I looked at him over the top of my coffee cup with a smirk and said, "Oh, I learned to do without."
Henry laughed and said, "Oh bullshit. I can't imagine you going a week without having sex with someone."
I smiled and said, "You know me too well, lover. Let's just say that I returned to my pre-Howard habits. After all, it was Berkeley before the AIDS scare. If you couldn't get laid, you just weren't trying."
"So have you got any good stories you want to tell me about your sex life after Howard left?"
I took a long sip of coffee and thought for a moment. "Yes, one especially good one, but first I have to get dressed and go to a meeting. As far as my accountant is concerned, I am here in New York to do some work, not just tell you lewd stories about my past and let you fuck me until my ears ring. Time to go earn some money."
When I returned at around 7:00 that evening, Henry had prepared a marvelous Provençale-style beef sauté that we enjoyed along with a good bottle of vintage Burgundy I had picked up from a nice little wine store located a couple of blocks from our loft. It as a remarkable Gevrey-Chambertin, a Clos Saint-Jacques, as I recall.
The beef and the accompanying vegetables were gone, and we were nearing the bottom of the wine bottle when Henry asked, "So what can you tell me about your post-Howard love life?"
I smiled and thought for a moment or two. "Okay," I said, "let me tell you about the Anderson twins:"
A few months before Howard left, I had graduated and, by some miracle (helped I'm sure by the Professor's recommendation), landed a job in the San Francisco office of a major publishing house, A.H. Robards & Co. I was, of course, at the absolute bottom of the food chain in their San Francisco office, getting coffee, cleaning up meeting rooms, making copies. You know, all the menial shit. But it was a job in the publishing industry. I was sure that Truman Capote was going to walk into the office any day and demand that I be his editor (I think the house did publish his books, but I'm sure he never saw the inside of their offices except maybe in New York).
One day, the managing editor for San Francisco called me into his office and told me he had a job for me that didn't involve coffee or making copies. There was an author, Lars Anderson from Minneapolis, coming to town the next day and he wanted me to take him to a meet and greet (book signing) at a bookstore out in Orinda. I guess he figured that since my mother lived out there I could get the author out there and back without getting lost. My job was to pick him up at the airport drive him out to the bookstore and then back to his hotel in the City. The signing copies for him had already been delivered to the bookstore.

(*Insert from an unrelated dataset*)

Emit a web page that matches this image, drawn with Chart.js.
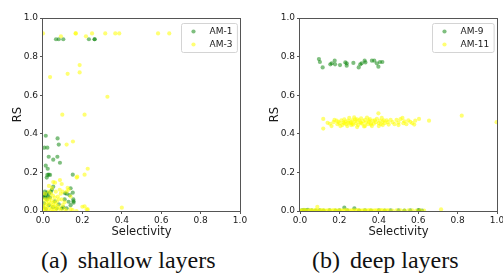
<!DOCTYPE html>
<html>
<head>
<meta charset="utf-8">
<script src="https://cdn.jsdelivr.net/npm/chart.js@4"></script>
<style>
  html, body { margin: 0; padding: 0; background: #fff; }
  #wrap { position: relative; width: 503px; height: 274px; overflow: hidden; }
  canvas { position: absolute; top: 0; }
  .cap { position: absolute; top: 249px; font-family: "Liberation Serif", "Times New Roman", serif;
         font-size: 24px; line-height: 22px; color: #111; white-space: nowrap; }
  .cap span { margin-right: 4px; }
</style>
</head>
<body>
<div id="wrap">
  <canvas id="shallowChart" width="257" height="240" style="left:0"></canvas>
  <canvas id="deepChart" width="246" height="240" style="left:257px"></canvas>
  <div class="cap" style="left:41px"><span>(a)</span> shallow layers</div>
  <div class="cap" style="left:312px"><span>(b)</span> deep layers</div>
</div>
<script>
// etiquetas de los ejes
const tickLabels = ['0.0', '0.2', '0.4', '0.6', '0.8', '1.0'];
const xTitle = 'Selectivity';
const yTitle = 'RS';

// capas superficiales: [selectivity, RS]
const am1Points = [
  [0.066, 0.89], [0.08, 0.89], [0.103, 0.89], [0.233, 0.89], [0.262, 0.89], [0.262, 0.89],
  [0.014, 0.39], [0.074, 0.376], [0.08, 0.344], [0.007, 0.328], [0.022, 0.328], [0.029, 0.281],
  [0.073, 0.281], [0.052, 0.266], [0.086, 0.25], [0.014, 0.235], [0.024, 0.219], [0.022, 0.187],
  [0.036, 0.187], [0.029, 0.188], [0.151, 0.188], [0.019, 0.173],
  [0.052, 0.126], [0.14, 0.118], [0.151, 0.095], [0.112, 0.092], [0.12, 0.09], [0.135, 0.082],
  [0.01, 0.1], [0.02, 0.095], [0.03, 0.09], [0.005, 0.085], [0.015, 0.08], [0.025, 0.075],
  [0.035, 0.07], [0.01, 0.07], [0.0, 0.075], [0.04, 0.1], [0.045, 0.11], [0.02, 0.06],
  [0.154, 0.06], [0.13, 0.048], [0.155, 0.043], [0.155, 0.05], [0.103, 0.019], [0.069, 0.014],
  [0.12, 0.014], [0.096, 0.014], [0.005, 0.04], [0.0, 0.02], [0.03, 0.03], [0.06, 0.05],
  [0.08, 0.035], [0.05, 0.02], [0.015, 0.01], [0.14, 0.03], [0.11, 0.06]
];
const am3Points = [
  [0.0, 0.92], [0.167, 0.92], [0.165, 0.92], [0.091, 0.905], [0.218, 0.905], [0.249, 0.92],
  [0.316, 0.92], [0.367, 0.92], [0.387, 0.92], [0.584, 0.92], [0.641, 0.92],
  [0.036, 0.694], [0.125, 0.711], [0.186, 0.756], [0.186, 0.718], [0.327, 0.592], [0.098, 0.499],
  [0.211, 0.499], [0.12, 0.344], [0.152, 0.36], [0.227, 0.219], [0.211, 0.188], [0.171, 0.173],
  [0.174, 0.178], [0.086, 0.16], [0.061, 0.147], [0.095, 0.14], [0.052, 0.15],
  [0.03, 0.1], [0.04, 0.09], [0.05, 0.08], [0.06, 0.07], [0.02, 0.06], [0.03, 0.05],
  [0.04, 0.04], [0.05, 0.03], [0.06, 0.02], [0.07, 0.01], [0.01, 0.03], [0.02, 0.02],
  [0.03, 0.01], [0.04, 0.005], [0.05, 0.0], [0.06, 0.005], [0.02, 0.0], [0.01, 0.01],
  [0.0, 0.005], [0.035, 0.065], [0.045, 0.055], [0.055, 0.045], [0.065, 0.035], [0.075, 0.025],
  [0.085, 0.015], [0.09, 0.005], [0.1, 0.03], [0.11, 0.01], [0.12, 0.0], [0.025, 0.035],
  [0.015, 0.045], [0.045, 0.02], [0.07, 0.05], [0.08, 0.06], [0.09, 0.09], [0.1, 0.1],
  [0.12, 0.1], [0.13, 0.11], [0.14, 0.075], [0.125, 0.12], [0.2, 0.022], [0.222, 0.009],
  [0.211, 0.024], [0.227, 0.008], [0.4, 0.017], [0.15, 0.005], [0.17, 0.0], [0.0, 0.02],
  [0.005, 0.06], [0.01, 0.09], [0.065, 0.1], [0.075, 0.075], [0.11, 0.045], [0.095, 0.06],
  [0.085, 0.11], [0.14, 0.01], [0.03, 0.13], [0.045, 0.12]
];

// capas profundas: [selectivity, RS]
const am9Points = [
  [0.096, 0.787], [0.101, 0.772], [0.115, 0.744], [0.154, 0.76], [0.161, 0.765], [0.176, 0.779],
  [0.178, 0.76], [0.203, 0.756], [0.23, 0.77], [0.237, 0.765], [0.237, 0.753], [0.271, 0.767],
  [0.298, 0.744], [0.306, 0.76], [0.313, 0.765], [0.328, 0.779], [0.332, 0.77], [0.365, 0.779],
  [0.377, 0.779], [0.39, 0.765], [0.398, 0.748], [0.406, 0.772], [0.418, 0.772],
  [0.01, 0.003], [0.02, 0.005], [0.03, 0.004], [0.04, 0.006], [0.06, 0.003], [0.08, 0.002],
  [0.1, 0.004], [0.12, 0.002], [0.15, 0.003], [0.18, 0.002], [0.2, 0.004], [0.225, 0.017],
  [0.24, 0.003], [0.276, 0.014], [0.3, 0.002], [0.33, 0.003], [0.36, 0.002], [0.4, 0.003],
  [0.43, 0.002], [0.46, 0.004], [0.5, 0.003], [0.53, 0.002], [0.56, 0.003], [0.6, 0.004],
  [0.604, 0.005], [0.62, 0.002]
];
const am11Points = [
  [0.118, 0.477], [0.118, 0.427], [0.14, 0.457], [0.152, 0.452], [0.16, 0.44], [0.17, 0.46],
  [0.175, 0.472], [0.186, 0.468], [0.19, 0.45], [0.195, 0.462], [0.2, 0.455], [0.205, 0.44],
  [0.21, 0.47], [0.215, 0.445], [0.22, 0.458], [0.225, 0.475], [0.225, 0.455], [0.23, 0.463],
  [0.235, 0.45], [0.24, 0.44], [0.245, 0.468], [0.245, 0.458], [0.25, 0.482], [0.255, 0.455],
  [0.26, 0.46], [0.26, 0.445], [0.265, 0.47], [0.265, 0.452], [0.27, 0.448], [0.275, 0.485],
  [0.28, 0.465], [0.28, 0.475], [0.285, 0.455], [0.29, 0.475], [0.29, 0.435], [0.295, 0.445],
  [0.3, 0.47], [0.305, 0.46], [0.31, 0.48], [0.31, 0.456], [0.315, 0.452], [0.32, 0.466],
  [0.325, 0.438], [0.33, 0.472], [0.33, 0.44], [0.335, 0.458], [0.34, 0.484], [0.345, 0.45],
  [0.35, 0.462], [0.35, 0.47], [0.355, 0.476], [0.36, 0.455], [0.36, 0.448], [0.365, 0.44],
  [0.37, 0.468], [0.375, 0.452], [0.38, 0.47], [0.385, 0.46], [0.39, 0.478], [0.398, 0.506],
  [0.4, 0.455], [0.4, 0.44], [0.405, 0.468], [0.41, 0.45], [0.415, 0.482], [0.42, 0.463],
  [0.42, 0.445], [0.425, 0.47], [0.43, 0.455], [0.44, 0.47], [0.445, 0.46], [0.45, 0.448],
  [0.46, 0.472], [0.47, 0.46], [0.48, 0.45], [0.49, 0.472], [0.5, 0.458], [0.5, 0.445],
  [0.51, 0.476], [0.52, 0.482], [0.525, 0.455], [0.53, 0.465], [0.54, 0.45], [0.55, 0.47],
  [0.56, 0.462], [0.57, 0.455], [0.58, 0.448], [0.585, 0.468], [0.604, 0.477], [0.655, 0.468],
  [0.821, 0.494], [0.998, 0.46],
  [0.0, 0.004], [0.01, 0.002], [0.02, 0.006], [0.03, 0.003], [0.04, 0.002], [0.05, 0.005],
  [0.06, 0.003], [0.07, 0.002], [0.08, 0.006], [0.088, 0.022], [0.09, 0.003], [0.1, 0.002],
  [0.11, 0.005], [0.12, 0.003], [0.13, 0.002], [0.14, 0.004], [0.15, 0.003], [0.16, 0.002],
  [0.17, 0.005], [0.18, 0.003], [0.19, 0.002], [0.2, 0.004], [0.21, 0.003], [0.22, 0.002],
  [0.23, 0.005], [0.24, 0.003], [0.25, 0.002], [0.26, 0.004], [0.27, 0.003], [0.28, 0.002],
  [0.29, 0.005], [0.3, 0.003], [0.31, 0.002], [0.32, 0.004], [0.33, 0.003], [0.34, 0.002],
  [0.35, 0.005], [0.36, 0.003], [0.37, 0.002], [0.38, 0.004], [0.39, 0.003], [0.4, 0.002],
  [0.41, 0.005], [0.42, 0.003], [0.43, 0.002], [0.44, 0.004], [0.45, 0.003], [0.47, 0.002],
  [0.49, 0.004], [0.51, 0.003], [0.53, 0.002], [0.55, 0.004], [0.57, 0.003], [0.59, 0.002],
  [0.61, 0.003], [0.63, 0.002], [0.716, 0.009]
];

const greenColor = 'rgba(0, 128, 0, 0.5)';
const yellowColor = 'rgba(255, 255, 0, 0.55)';
const axisColor = '#555';
const textColor = '#1a1a1a';

// Función para pasar [x, y] a puntos de Chart.js
function toXY(list) {
    return list.map(p => ({ x: p[0], y: p[1] }));
}

// marco completo alrededor del área (como los spines de matplotlib)
const framePlugin = {
    id: 'frame',
    beforeDatasetsDraw(chart) {
        let a = chart.chartArea;
        let ctx = chart.ctx;
        ctx.save();
        ctx.strokeStyle = axisColor;
        ctx.lineWidth = 1;
        ctx.strokeRect(Math.round(a.left) - 0.5, Math.round(a.top) + 0.5,
            Math.round(a.right - a.left) + 1, Math.round(a.bottom - a.top));
        ctx.restore();
    }
};

// leyenda dentro del área, arriba a la derecha
const boxLegendPlugin = {
    id: 'boxLegend',
    afterDraw(chart) {
        let a = chart.chartArea;
        let ctx = chart.ctx;
        let sets = chart.data.datasets;
        ctx.save();
        ctx.font = '9px "DejaVu Sans"';
        let textW = Math.max(...sets.map(d => ctx.measureText(d.label).width));
        let w = textW + 33, h = 29;
        let x = Math.round(a.right - 3.5 - w) + 0.5, y = Math.round(a.top + 5) + 0.5;
        ctx.beginPath();
        ctx.roundRect(x, y, w, h, 2);
        ctx.fillStyle = 'rgba(255,255,255,0.8)';
        ctx.fill();
        ctx.strokeStyle = '#d4d4d4';
        ctx.lineWidth = 1;
        ctx.stroke();
        sets.forEach((d, i) => {
            let cy = y + 8 + i * 13;
            ctx.fillStyle = d.backgroundColor;
            ctx.beginPath();
            ctx.arc(x + 12, cy, 2.1, 0, Math.PI * 2);
            ctx.fill();
            ctx.fillStyle = textColor;
            ctx.textBaseline = 'middle';
            ctx.fillText(d.label, x + 28, cy + 0.5);
        });
        ctx.restore();
    }
};

// Función para generar cada gráfica de dispersión
function makeChart(canvasId, names, lists, rightPad) {
    let ctx = document.getElementById(canvasId).getContext('2d');
    let colors = [greenColor, yellowColor];
    let datasets = lists.map((list, i) => ({
        label: names[i],
        data: toXY(list),
        backgroundColor: colors[i],
        borderWidth: 0,
        pointRadius: 2.1,
        order: 2 - i
    }));
    let tickStyle = {
        font: { family: 'DejaVu Sans', size: 9 },
        color: textColor,
        stepSize: 0.2,
        autoSkip: false,
        maxRotation: 0,
        callback: (v, i) => tickLabels[i]
    };
    let titleFont = { family: 'DejaVu Sans', size: 11.5 };
    return new Chart(ctx, {
        type: 'scatter',
        data: { datasets: datasets },
        options: {
            responsive: false,
            animation: false,
            layout: { padding: { left: 0, right: rightPad, top: 18, bottom: 1 } },
            plugins: { legend: { display: false }, tooltip: { enabled: false } },
            scales: {
                x: {
                    min: 0, max: 1,
                    grid: { drawOnChartArea: false, tickLength: 3, color: axisColor },
                    border: { display: false },
                    ticks: Object.assign({ padding: 1 }, tickStyle),
                    title: { display: true, text: xTitle, font: titleFont, color: textColor, padding: 0 },
                    afterFit(s) { s.height = 28; s.paddingLeft = 0; s.paddingRight = 0; }
                },
                y: {
                    min: 0, max: 1,
                    grid: { drawOnChartArea: false, tickLength: 3, color: axisColor },
                    border: { display: false },
                    ticks: Object.assign({ padding: 2 }, tickStyle),
                    title: { display: true, text: yTitle, font: titleFont, color: textColor, padding: { top: 11, bottom: 0 } },
                    afterFit(s) { s.width = 43; s.paddingTop = 0; s.paddingBottom = 0; }
                }
            }
        },
        plugins: [framePlugin, boxLegendPlugin]
    });
}

makeChart('shallowChart', ['AM-1', 'AM-3'], [am1Points, am3Points], 17);
makeChart('deepChart', ['AM-9', 'AM-11'], [am9Points, am11Points], 6);
</script>
</body>
</html>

"What's his book about?" I asked, assuming it was a murder mystery or some such.
"Uhh, . . . I'm not sure. Let me look for a minute." He shuffled around in some papers on his desk and finally pulled up a sheet of paper. "Yes, here it is, '
The Art of Woodworking
.' His plane gets in at 10:30, and the signing is scheduled for 2:00. Make sure he gets there on time. Oh, and I guess you can buy him lunch on the way over there, but don't spend too much."
Oh shit. A manual, I thought. Well, I knew I was starting at the bottom of the heap, but woodworking, really? I'll bet he's about 70 years old.
None the less, he was a real author, and the company was going to let me represent it, so I grabbed the sheet of paper with the details of where and when and got out of the boss' office before he changed his mind.
The next morning, I put on a nice dress and blouse with a wool blazer and headed down to SFO in my little Volkswagen. I had even made a little sign that said "Mr. Anderson."
I stood waiting at the gate (yes, you could still go out to the gate in those days) with my little sign, focusing on the older gentlemen getting off the plane, when I suddenly heard a deep sexy voice asking, "Excuse me. I'm Lars Anderson. Are you from Robards?"